LED Identification

Thread Starter

jhh2012

Joined Feb 10, 2012
6
HELP, I have some leds that I can't identify. These leds were used in a factory to check the thickness of plastic bottles ( about a 1000 on a panel.) I thought they were Infrared. I connected one to my power supply and started at 11/2 volts ( I had a digital camera to view what it did as I thought it would be visible at the right voltage) and nothing happened till I reached 12 volts and it flashed red and shot it. Sooo than I thought it was UV did the same thing except had the led against a white paper (no blue light) and at 12 volts the same little red flash and another shot led. I decided to check a couple on my multimeter led tester and connected red to POS (little side)and black to NEG (big side) and got no reading but when I reversed the leads it has a reading all the time??? On a regular led it (the multimeter) flashes a reading and and than goes blank if it is good.PLEASE can someone tell me what I might have here as this is driving me crazy ha ha . I've googled every phrase I can think of to try to find something with no luck. PLEASE HELP JIM
 

spinnaker

Joined Oct 29, 2009
7,830
LEDs should light WELL before 12V. Even some high intensity LEDs have a forward voltage of only 4.5V.
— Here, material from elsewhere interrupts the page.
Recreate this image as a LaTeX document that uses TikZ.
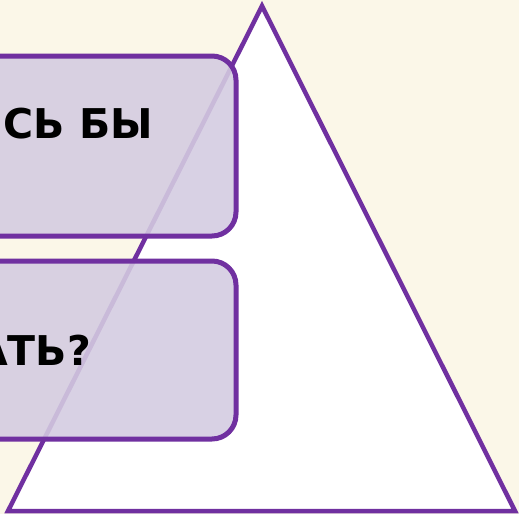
\documentclass[tikz,border=0pt]{standalone}
\usepackage{fontspec}
\setmainfont{DejaVu Sans}
\definecolor{bgcream}{HTML}{FBF7E8}
\definecolor{purp}{HTML}{7030A0}
\definecolor{lav}{HTML}{D4CCE1}
\begin{document}
\begin{tikzpicture}[x=1pt,y=-1pt,
  tri/.style={draw=purp,line width=4.5pt,fill=white,line join=miter},
  card/.style={draw=purp,line width=5pt,fill=lav,fill opacity=0.89,rounded corners=24pt},
  label/.style={font=\bfseries\fontsize{41}{48}\selectfont,text=black,inner sep=0pt,anchor=base east}]
\useasboundingbox (0,0) rectangle (519,514);
\clip (0,0) rectangle (519,514);
\fill[bgcream] (0,0) rectangle (519,514);
\coordinate (apex) at (262,6);
\coordinate (bl) at (8,511);
\coordinate (br) at (515,511);
\draw[tri] (apex) -- (br) -- (bl) -- cycle;
\draw[card] (-60,56) rectangle (236,236);
\draw[card] (-60,261) rectangle (236,439);
\node[label] (t1) at (153,138) {СЬ БЫ};
\node[label] (t2) at (91,365) {АТЬ?};
\end{tikzpicture}
\end{document}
LEDs are current sensitive. Most can only take 30ma or so. You went well beyond that.

Basically all you saw was the arc from the diode burning out and shorting. You need a current limiter.
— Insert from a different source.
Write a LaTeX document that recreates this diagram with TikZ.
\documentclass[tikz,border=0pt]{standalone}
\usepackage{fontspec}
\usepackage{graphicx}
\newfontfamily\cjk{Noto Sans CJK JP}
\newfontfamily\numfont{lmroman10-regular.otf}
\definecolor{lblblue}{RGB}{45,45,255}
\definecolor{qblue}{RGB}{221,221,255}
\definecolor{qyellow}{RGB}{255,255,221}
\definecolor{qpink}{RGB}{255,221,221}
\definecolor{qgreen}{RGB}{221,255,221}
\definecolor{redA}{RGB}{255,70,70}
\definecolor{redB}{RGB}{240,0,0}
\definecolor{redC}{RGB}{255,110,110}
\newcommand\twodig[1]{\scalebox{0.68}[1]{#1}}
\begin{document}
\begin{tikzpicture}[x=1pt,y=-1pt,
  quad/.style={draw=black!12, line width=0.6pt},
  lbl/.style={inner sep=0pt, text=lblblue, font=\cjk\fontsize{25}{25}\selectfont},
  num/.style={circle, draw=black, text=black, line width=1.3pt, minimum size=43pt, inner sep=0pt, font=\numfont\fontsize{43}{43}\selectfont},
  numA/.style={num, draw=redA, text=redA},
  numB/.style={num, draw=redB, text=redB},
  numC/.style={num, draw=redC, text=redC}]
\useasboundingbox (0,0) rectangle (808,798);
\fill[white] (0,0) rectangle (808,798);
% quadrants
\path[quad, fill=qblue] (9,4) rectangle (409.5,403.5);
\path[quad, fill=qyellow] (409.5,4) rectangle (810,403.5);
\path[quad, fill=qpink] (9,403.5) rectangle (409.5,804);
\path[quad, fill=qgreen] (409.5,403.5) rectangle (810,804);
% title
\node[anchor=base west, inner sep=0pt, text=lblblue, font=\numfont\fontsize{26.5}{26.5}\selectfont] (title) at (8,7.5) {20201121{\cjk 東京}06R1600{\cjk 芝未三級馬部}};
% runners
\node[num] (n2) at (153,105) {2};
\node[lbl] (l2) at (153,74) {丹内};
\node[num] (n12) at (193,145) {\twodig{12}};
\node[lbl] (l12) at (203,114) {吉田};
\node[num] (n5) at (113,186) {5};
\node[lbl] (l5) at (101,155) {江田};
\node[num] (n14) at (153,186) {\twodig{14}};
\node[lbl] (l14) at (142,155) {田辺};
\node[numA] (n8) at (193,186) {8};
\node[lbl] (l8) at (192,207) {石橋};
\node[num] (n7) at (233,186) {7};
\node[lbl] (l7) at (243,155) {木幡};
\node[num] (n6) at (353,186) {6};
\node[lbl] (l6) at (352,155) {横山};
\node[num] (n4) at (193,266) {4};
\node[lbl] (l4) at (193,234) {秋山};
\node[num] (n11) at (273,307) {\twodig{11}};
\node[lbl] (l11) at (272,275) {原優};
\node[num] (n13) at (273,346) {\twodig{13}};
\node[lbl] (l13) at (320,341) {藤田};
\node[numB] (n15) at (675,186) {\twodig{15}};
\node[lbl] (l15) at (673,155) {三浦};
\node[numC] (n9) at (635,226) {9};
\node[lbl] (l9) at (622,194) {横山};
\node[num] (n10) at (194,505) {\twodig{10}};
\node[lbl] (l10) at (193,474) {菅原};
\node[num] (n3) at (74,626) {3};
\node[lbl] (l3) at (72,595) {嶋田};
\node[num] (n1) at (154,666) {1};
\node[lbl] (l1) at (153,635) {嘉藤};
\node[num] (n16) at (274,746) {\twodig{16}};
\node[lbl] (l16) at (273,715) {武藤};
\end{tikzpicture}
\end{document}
If you did not see those diodes light before reaching 12v then chances are they are outside the visual spectrum.
 

Thread Starter

jhh2012

Joined Feb 10, 2012
6
They look just like a regular 5 mm LED and I know I should have used a resistor but when I'm in doubt I just start at low voltage (11/2 volts) and slowly increase till I can see light as this helps me decide what resistor to use. My power supply on a bright white LED with no resistor at 3 volts runs about 24ma. As far as being out of the visual spectrum, that's why I used the camara and white paper. The camara can see INFRARED and if it was UV the white paper should have had a BLUE look. I'm sorry but I don't know of any other LED's that don't lightup. I know the voltage for red, green, yellow,
blue,and bright white as I'v made many lights using these. What concerns me most is it reads like a silicon diode, blocking one way and reading the other. I get a reading with the POS probe connected to the cathode and the NEG probe connected to the anode??? I'm thinking it's not a light emitting diode ???? maybe just DATA ?? JIM
 
Last edited:

GopherT

Joined Nov 23, 2012
8,009
These are probably phototransistors. Most have dark plaastic to filter everything but ir. some are clear. They should block flow in negative direction and Might pop with a red flash if supplied with too much voltage. Try connecting cathode to ground and a nice 100k resistor and 12 volts. Then apply an ir source and measure voltage dorm anode to cathode.
 

Thread Starter

jhh2012

Joined Feb 10, 2012
6
Thanks GopherT thats what they are. I pulled up a data sheet and everything matches. I now have to find something to use 998 of these things for. ha ha I thought I had come in to a lot of good infared LED's. ha ha STUPID ME.
THANKS AGAIN JIM
 

GopherT

Joined Nov 23, 2012
8,009
As you said, it was used for some type of inspection station. You could rig something up to identify shapes, or even "password" protect something using gestures of had swipes across the surface like Window 8 does with the photo-password.